Netflix has resumed subscriber and profit growth after a chilly 2022.
Netflix reported $8.8 billion of sales and $2.11 earnings per share in the three-month period ending December 31, comparing to consensus analyst estimates of $8.7 billion and $2.22, according to FactSet.
That caps a blockbuster year financially for Netflix, as its $33.7 billion of total revenue and its $5.4 billion of net profits were each by far the highest top- and bottom-line annual results in the company’s history.
Helping Netflix record its record results was strong user growth amid the company’s password sharing crackdowns; its near 30 million of net user additions in 2023 was its best growth since 2020, while its 13.1 million of net users added during Q4 easily topped analyst estimates of 8.7 million.
Shares of Netflix surged in after hours trading, but Netflix’s stock still has significant scars from its 2021-22 destruction, as shares remain down about 30% from their all-time high even after more than doubling over the last 18 months.
80.1 million. That’s how many paid Netflix subscribers there are in the U.S. and Canada, according to the company. That’s more than a fifth of the total population between the two countries.
“It is becoming increasingly clear that Netflix has won the ‘streaming wars,’” Bank of America analysts led by Jessica Reif Ehrlich wrote in a note to clients last week.

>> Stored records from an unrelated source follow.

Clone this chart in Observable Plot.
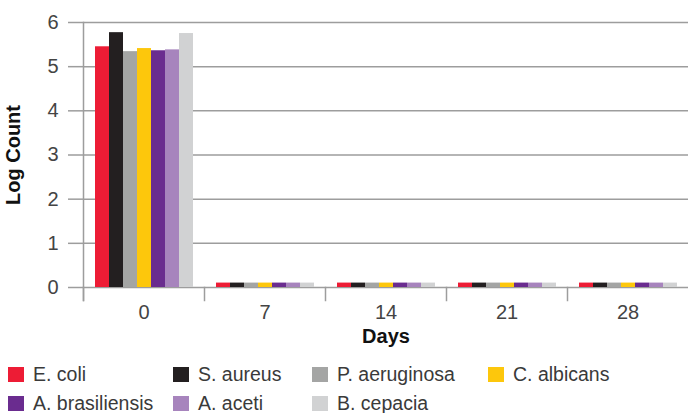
<!DOCTYPE html>
<html>
<head>
<meta charset="utf-8">
<script src="https://cdn.jsdelivr.net/npm/d3@7"></script>
<script src="https://cdn.jsdelivr.net/npm/@observablehq/plot@0.6"></script>
<style>
  html, body { margin: 0; padding: 0; background: #fff; }
  #chart svg { display: block; }
  #legend {
    display: grid;
    grid-template-columns: 165px 139px 176px auto;
    grid-auto-rows: 29px;
    margin-top: 0px;
    padding-left: 8px;
    font-family: "Liberation Sans", Arial, sans-serif;
    font-size: 19.5px;
    color: #3a3a3a;
  }
  .item { display: flex; align-items: center; white-space: nowrap; }
  .sw { width: 16px; height: 15px; margin-right: 9px; flex: none; }
</style>
</head>
<body>
<div id="chart"></div>
<div id="legend"></div>
<script>
const days = ["0", "7", "14", "21", "28"];
const species = ["E. coli", "S. aureus", "P. aeruginosa", "C. albicans", "A. brasiliensis", "A. aceti", "B. cepacia"];
const colors = ["#ed1c35", "#231f20", "#a4a5a4", "#fdc70c", "#6a2c8f", "#a784bd", "#d1d2d3"];
const day0 = [5.45, 5.77, 5.34, 5.41, 5.36, 5.38, 5.75];
const day7 = [0.1, 0.1, 0.1, 0.1, 0.1, 0.1, 0.1];
const day14 = [0.1, 0.1, 0.1, 0.1, 0.1, 0.1, 0.1];
const day21 = [0.1, 0.1, 0.1, 0.1, 0.1, 0.1, 0.1];
const day28 = [0.1, 0.1, 0.1, 0.1, 0.1, 0.1, 0.1];
const yTicks = [0, 1, 2, 3, 4, 5, 6];

const series = [day0, day7, day14, day21, day28];
const data = days.flatMap((d, i) => species.map((s, j) => ({day: d, species: s, value: series[i][j]})));

const gray = "#9d9d9d";
const marginTop = 22, marginBottom = 73, height = 360;
const innerH = height - marginTop - marginBottom;

const chart = Plot.plot({
  width: 689,
  height,
  marginLeft: 82,
  marginRight: 0,
  marginTop,
  marginBottom,
  style: {fontFamily: "'Liberation Sans', Arial, sans-serif", fontSize: "20px", color: "#444", background: "#fff"},
  fx: {domain: days, padding: 0},
  x: {domain: species, paddingInner: 0, paddingOuter: 0.75, axis: null},
  y: {domain: [0, 6]},
  color: {domain: species, range: colors},
  marks: [
    Plot.gridY(yTicks, {stroke: gray, strokeOpacity: 1, strokeWidth: 1.5}),
    Plot.frame({anchor: "left", stroke: gray, strokeWidth: 1.5, insetTop: innerH, insetBottom: -13}),
    Plot.frame({anchor: "left", facetAnchor: "left", stroke: gray, strokeWidth: 1.5, insetBottom: -13}),
    Plot.barY(data, {fx: "day", x: "species", y: "value", fill: "species"}),
    Plot.axisY(yTicks, {
      tickSize: 15, tickPadding: 10, stroke: gray, strokeWidth: 1.5, strokeOpacity: 1,
      label: "Log Count", labelAnchor: "center", labelOffset: 78, labelArrow: false
    }),
    Plot.axisFx({
      anchor: "bottom", tickSize: 0, tickPadding: 17,
      label: "Days", labelAnchor: "center", labelOffset: 55, labelArrow: false
    })
  ]
});

d3.select(chart).selectAll("[aria-label='y-axis label'] text, [aria-label='fx-axis label'] text")
  .attr("font-weight", "bold").attr("fill", "#111").style("font-size", "20px");

document.getElementById("chart").appendChild(chart);

const legend = document.getElementById("legend");
species.forEach((s, i) => {
  const item = document.createElement("div");
  item.className = "item";
  const sw = document.createElement("span");
  sw.className = "sw";
  sw.style.background = colors[i];
  item.appendChild(sw);
  item.appendChild(document.createTextNode(s));
  legend.appendChild(item);
});
</script>
</body>
</html>
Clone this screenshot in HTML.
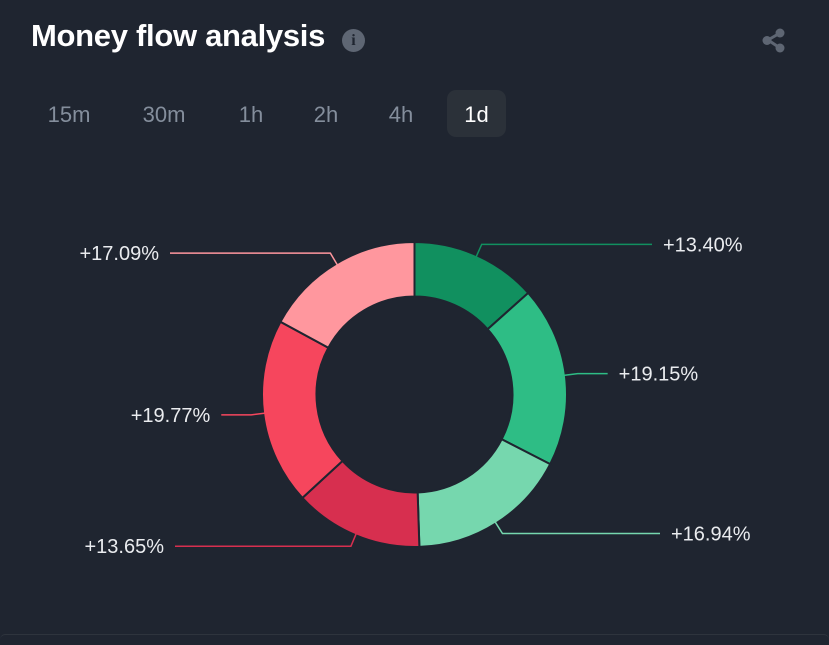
<!DOCTYPE html>
<html><head><meta charset="utf-8"><style>
body{margin:0;width:829px;height:640px;background:#1f2530;font-family:"Liberation Sans",sans-serif;overflow:hidden;position:relative}
.title{position:absolute;left:31px;top:18px;font-size:31px;font-weight:bold;color:#fff;letter-spacing:-0.3px}
.info{position:absolute;left:342px;top:29px;width:23px;height:23px;border-radius:50%;background:#5e6673;color:#1f2530;font-size:16px;font-weight:bold;text-align:center;line-height:23px;font-family:"Liberation Serif",serif}
.tab{position:absolute;top:90px;height:47px;line-height:50px;font-size:22px;color:#848e9c;text-align:center}
.tab.active{background:#2b3139;color:#fff;border-radius:9px}
</style></head><body>
<div class="title">Money flow analysis</div>
<div class="info">i</div>
<svg style="position:absolute;left:760px;top:27px" width="28" height="28" viewBox="0 0 28 28">
<line x1="20" y1="6" x2="8" y2="13" stroke="#5e6673" stroke-width="3"/><line x1="8" y1="13" x2="20" y2="21" stroke="#5e6673" stroke-width="3"/>
<circle cx="20" cy="6" r="4.5" fill="#5e6673"/><circle cx="7" cy="13.5" r="4.5" fill="#5e6673"/><circle cx="20" cy="21" r="4.5" fill="#5e6673"/></svg>
<div class="tab" style="left:38px;width:62px">15m</div>
<div class="tab" style="left:132px;width:64px">30m</div>
<div class="tab" style="left:228px;width:46px">1h</div>
<div class="tab" style="left:303px;width:46px">2h</div>
<div class="tab" style="left:378px;width:46px">4h</div>
<div class="tab active" style="left:447px;width:59px">1d</div>
<div style="position:absolute;left:0;right:0;top:634px;height:10px;border-top:1px solid #2e343d;border-radius:8px"></div>
<svg id="chart" style="position:absolute;left:0;top:0" width="829" height="640"></svg>
<script>
const categories=["in-large","in-medium","in-small","out-small","out-medium","out-large"];
const values=[13.40,19.15,16.94,13.65,19.77,17.09];
const labels=["+13.40%","+19.15%","+16.94%","+13.65%","+19.77%","+17.09%"];
const colors=["#11905f","#2ebd85","#76d7ae","#d72f4f","#f6465d","#ff979e"];
const svg=document.getElementById('chart');
const NS="http://www.w3.org/2000/svg";
const cx=414.5,cy=394.5,R=152.5,r0=98;
const total=values.reduce((a,b)=>a+b,0);
function pt(a,rad){return [cx+rad*Math.sin(a),cy-rad*Math.cos(a)];}
let acc=0;
values.forEach((v,i)=>{
  const a0=acc/total*2*Math.PI; acc+=v; const a1=acc/total*2*Math.PI;
  const large=(a1-a0)>Math.PI?1:0;
  const [x1,y1]=pt(a0,R),[x2,y2]=pt(a1,R),[x3,y3]=pt(a1,r0),[x4,y4]=pt(a0,r0);
  const p=document.createElementNS(NS,'path');
  p.setAttribute('d',`M${x1},${y1}A${R},${R} 0 ${large} 1 ${x2},${y2}L${x3},${y3}A${r0},${r0} 0 ${large} 0 ${x4},${y4}Z`);
  p.setAttribute('fill',colors[i]);p.setAttribute('stroke','#1f2530');p.setAttribute('stroke-width','2');
  
  
  svg.appendChild(p);
  const am=(a0+a1)/2;
  const [sx,sy]=pt(am,R-6),[ex,ey]=pt(am,R+12);
  const right=Math.sin(am)>=0;
  const lower=Math.cos(am)<0;
  const hx=Math.abs(Math.sin(am))>0.9?ex+(right?30:-30):(right?(lower?660:652):(lower?175:170));
  const l=document.createElementNS(NS,'polyline');
  l.setAttribute('points',`${sx},${sy} ${ex},${ey} ${hx},${ey}`);
  l.setAttribute('fill','none');l.setAttribute('stroke',colors[i]);l.setAttribute('stroke-width','1.5');
  
  
  svg.appendChild(l);
  const t=document.createElementNS(NS,'text');
  t.setAttribute('x',right?hx+11:hx-11);t.setAttribute('y',ey+7);
  t.setAttribute('text-anchor',right?'start':'end');
  t.setAttribute('fill','#eaecef');t.setAttribute('font-size','20');
  t.setAttribute('font-family','Liberation Sans, sans-serif');
  t.textContent=labels[i];
  
  
  svg.appendChild(t);
});
</script>
</body></html>
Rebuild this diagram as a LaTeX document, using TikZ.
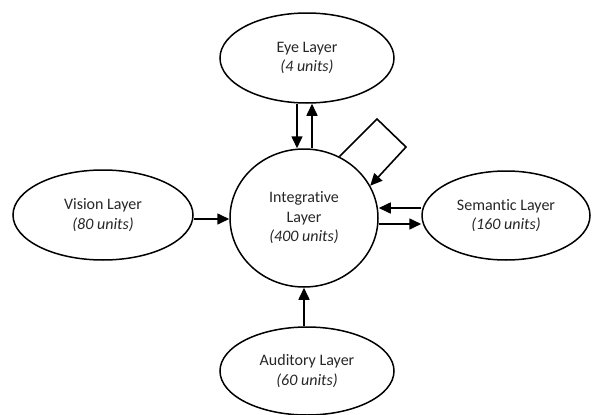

Netflix’s record year followed a brutal 2022 for the company, highlighted by its first quarterly subscriber losses in a decade and its first annual decline in net income 2015. The streaming industry got crushed in 2022 as few services translated user growth to profits, other than Netflix. Accordingly, Netflix’s 30% drawdown from its 2021 peak is far less than the losses suffered by many of its peers. Shares of Disney, HBO parent Warner Bros. Discovery and Paramount Global are all down more than 50% from their respective 2021 peaks.